The team under Ek Mani Nepal — the under secretary at the Ministry of Home Affairs — has brought with them the idols and the stupa. According to Nepal, Liu Yaohua, the deputy director general at the foreign affairs office in Tibet, handed him over the idols and the stupa yesterday. “We have kept them in the Kathmandu Valley Metropolitan Police Office for now,” he said.
Two sealed boxes weighing 130 kg and containing the idols and the stupa will be handed over to the Ministry of Culture, Tourism and Civil Aviation (MoCTCA). The ministry will then make the idols public after verification. The other members of the team comprised script specialists Shyam Sundar Rajbanshi from the Department of Archaeology and the vice-chairman of the Yetser Jangchur Ling Monastery in Dolpa, Orgyan Dorje Gurung.
“We are very thankful to the government of China for their great support in bringing back the stolen idols,” Gurung said. “Our dream has come true and we can now install the idols in their original places and worship them,” he added.
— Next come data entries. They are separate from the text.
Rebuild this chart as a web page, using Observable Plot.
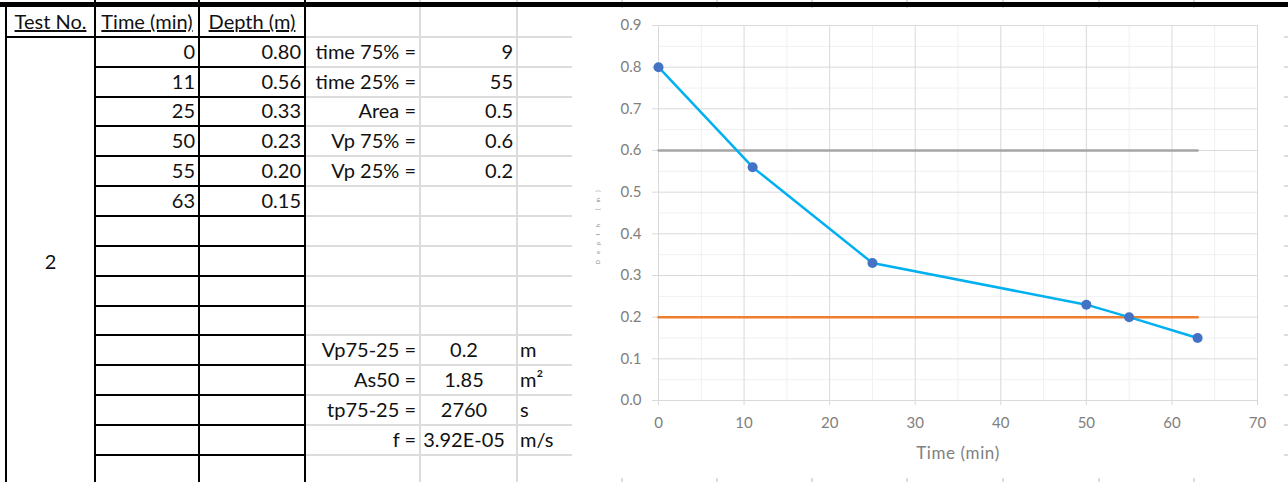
<!DOCTYPE html>
<html><head><meta charset="utf-8">
<script src="https://cdn.jsdelivr.net/npm/d3@7"></script>
<script src="https://cdn.jsdelivr.net/npm/@observablehq/plot@0.6"></script>
<style>
html,body{margin:0;padding:0;background:#fff;}
#sheet{position:relative;width:1288px;height:482px;overflow:hidden;background:#fff;font-family:Lato,"Open Sans",sans-serif;}
.c{position:absolute;font-size:20px;color:#111;white-space:nowrap;line-height:20px;height:20px;}
.ln{position:absolute;}
#chart{position:absolute;left:572px;top:8px;width:712px;height:470px;background:#fff;}
</style></head><body><div id="sheet"><div id="chart"></div></div>
<script>
// ---- data ----
const testNo = "2";
const headers = ["Test No.", "Time (min)", "Depth (m)"];
const times = [0, 11, 25, 50, 55, 63];
const depths = [0.80, 0.56, 0.33, 0.23, 0.20, 0.15];
const upperLabels = ["time 75% =", "time 25% =", "Area =", "Vp 75% =", "Vp 25% ="];
const upperValues = ["9", "55", "0.5", "0.6", "0.2"];
const lowerLabels = ["Vp75-25 =", "As50 =", "tp75-25 =", "f ="];
const lowerValues = ["0.2", "1.85", "2760", "3.92E-05"];
const lowerUnits = ["m", "m²", "s", "m/s"];
const vp75 = 0.6;
const vp25 = 0.2;
const xTicks = [0, 10, 20, 30, 40, 50, 60, 70];
const xMinor = [5, 15, 25, 35, 45, 55, 65];
const yTicks = [0, 0.1, 0.2, 0.3, 0.4, 0.5, 0.6, 0.7, 0.8, 0.9];
const yMinor = [0.05, 0.15, 0.25, 0.35, 0.45, 0.55, 0.65, 0.75, 0.85];

// ---- spreadsheet ----
const sheet = document.getElementById("sheet");
const chartDiv = document.getElementById("chart");
function rect(x, y, w, h, color) {
  const d = document.createElement("div");
  d.className = "ln";
  Object.assign(d.style, {left: x + "px", top: y + "px", width: w + "px", height: h + "px", background: color});
  sheet.insertBefore(d, chartDiv);
  return d;
}
function txt(s, x, base, w, align) {
  const d = document.createElement("div");
  d.className = "c";
  d.textContent = s;
  Object.assign(d.style, {left: x + "px", top: (base - 17.7) + "px", width: w + "px", textAlign: align});
  sheet.insertBefore(d, chartDiv);
  return d;
}
const rowTop = i => Math.round(7 + 29.85 * i);
const base = r => rowTop(r + 1) - 8;
const grey = "#dcdcdc";
// light gridlines
for (let i = 1; i <= 16; i++) rect(305, rowTop(i) - 1, 983, 2, grey);
[420, 517, 622, 717, 812, 907, 1003, 1099, 1194].forEach(x => rect(x - 1, 0, 2, 482, grey));
// black borders
rect(5, 7, 2, 475, "#000");
[95, 199, 305].forEach(x => rect(x - 1, 0, 2, 482, "#000"));
rect(5, rowTop(1) - 1, 300, 2, "#000");
for (let i = 2; i <= 16; i++) rect(95, rowTop(i) - 1, 210, 2, "#000");
rect(0, 2, 1288, 5, "#000");

// header
const colL = [6, 95, 199, 305];
headers.forEach((h, i) => {
  const d = txt(h, colL[i], base(0), colL[i + 1] - colL[i], "center");
  d.style.textDecoration = "underline";
});
// data cells
times.forEach((t, i) => {
  txt(String(t), 95, base(i + 1), 100, "right");
  txt(depths[i].toFixed(2), 199, base(i + 1), 102, "right");
});
txt(testNo, 6, 269, 89, "center");
upperLabels.forEach((l, i) => {
  txt(l, 305, base(i + 1), 111, "right");
  txt(upperValues[i], 420, base(i + 1), 93, "right");
});
lowerLabels.forEach((l, i) => {
  txt(l, 305, base(i + 11), 111, "right");
  txt(lowerValues[i], 416, base(i + 11), 96, "center");
  txt(lowerUnits[i], 520, base(i + 11), 60, "left");
});

// ---- chart ----
const data = times.map((t, i) => ({time: t, depth: depths[i]}));
const tMin = d3.min(times), tMax = d3.max(times);
const ref75 = [{time: tMin, depth: vp75}, {time: tMax, depth: vp75}];
const ref25 = [{time: tMin, depth: vp25}, {time: tMax, depth: vp25}];

const chart = Plot.plot({
  width: 712, height: 470,
  marginLeft: 86, marginRight: 27, marginTop: 17, marginBottom: 78,
  style: {fontFamily: "Lato, sans-serif", fontSize: "15px", color: "#808080", background: "#fff", overflow: "visible"},
  x: {domain: [0, 70]},
  y: {domain: [0, 0.9]},
  marks: [
    Plot.gridX({ticks: xMinor, stroke: "#f0f0f0", strokeOpacity: 1}),
    Plot.gridY({ticks: yMinor, stroke: "#f0f0f0", strokeOpacity: 1}),
    Plot.gridX({ticks: xTicks, stroke: "#d9d9d9", strokeOpacity: 1}),
    Plot.gridY({ticks: yTicks, stroke: "#d9d9d9", strokeOpacity: 1}),
    Plot.axisY({ticks: yTicks, tickFormat: d3.format(".1f"), tickSize: 6, tickPadding: 11, stroke: "#d9d9d9",
      label: "Depth (m)", labelAnchor: "center", labelOffset: 62, labelArrow: false}),
    Plot.axisX({ticks: xTicks, tickSize: 5, tickPadding: 12, stroke: "#d9d9d9",
      label: "Time (min)", labelAnchor: "center", labelOffset: 58, labelArrow: false}),
    Plot.lineY(ref75, {x: "time", y: "depth", stroke: "#a5a5a5", strokeWidth: 2.5}),
    Plot.lineY(ref25, {x: "time", y: "depth", stroke: "#ed7d31", strokeWidth: 2.5}),
    Plot.line(data, {x: "time", y: "depth", stroke: "#00b0f0", strokeWidth: 2.5}),
    Plot.dot(data, {x: "time", y: "depth", r: 5, fill: "#4472c4"})
  ]
});
chartDiv.appendChild(chart);
d3.select(chart).selectAll('g[aria-label="y-axis label"] text')
  .style("font-size", "5px").style("letter-spacing", "6.5px").attr("dx", -11);
d3.select(chart).selectAll('g[aria-label="x-axis label"] text')
  .style("font-size", "17px").style("letter-spacing", "0.6px");
</script>
</body></html>
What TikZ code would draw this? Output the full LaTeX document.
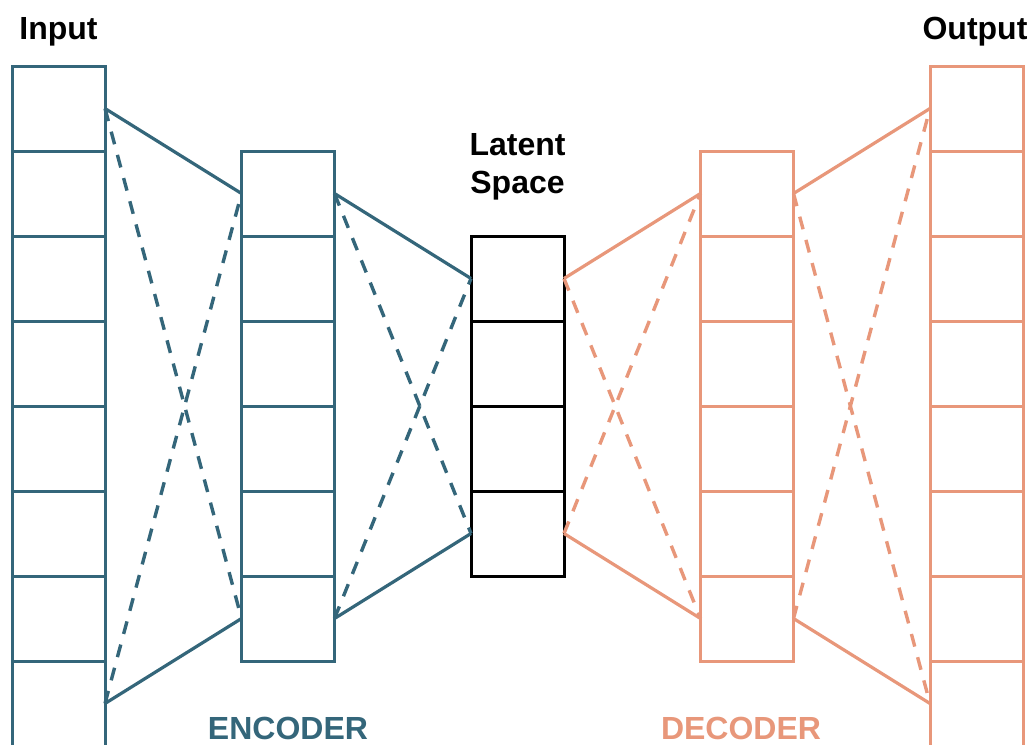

Rajbanshi said the bringing back of the idols has been possible because of the positive attitude of China towards Nepal.
Twenty-seven idols of Buddha and a stupa were stolen on August 16, 2005 from the Yetser monastery in Saldang VDC in Dolpa district and taken to Lhasa.
Diarrhoea, cholera kill two in Rautahat
Diarrhoea and cholera have assumed epidemic proportions at Gaidatar of Rautahat’s Chandranigahpur VDC-4. Two persons died of the diseases today, while at least 300 others are affected.
There is not a single household at Gaidatar that has not been affected. Bedmaya Gautam, 75, and 80-year-old Bhimnath Khanal died this morning, their relatives said. With the number of patients standing at 350, medicines have gone into short supply, doctors treating the patients said.
Three physicians are doing their best to treat the patients, said chief of the district Ayurved Health Centre at Chandranigahpur Dr Santosh Kumar Thakur, adding that more doctors should be sent in. Dr Thakur rushed with other fellow physicians to Gaidatar after the news of the epidemic yesterday and the team of doctors is moving from door to door treating patients.
Saying that patients range from three-yearolds to 80-year-olds, Dr Thakur said a patient was given as many as 20 bottles of saline water. The primary health centre at Chandranigahpur was overflowing with patients. The government hospital has completely run out of medicines.
CDO Durga Prasad Bhandari said the epidemic was being brought under control gradually.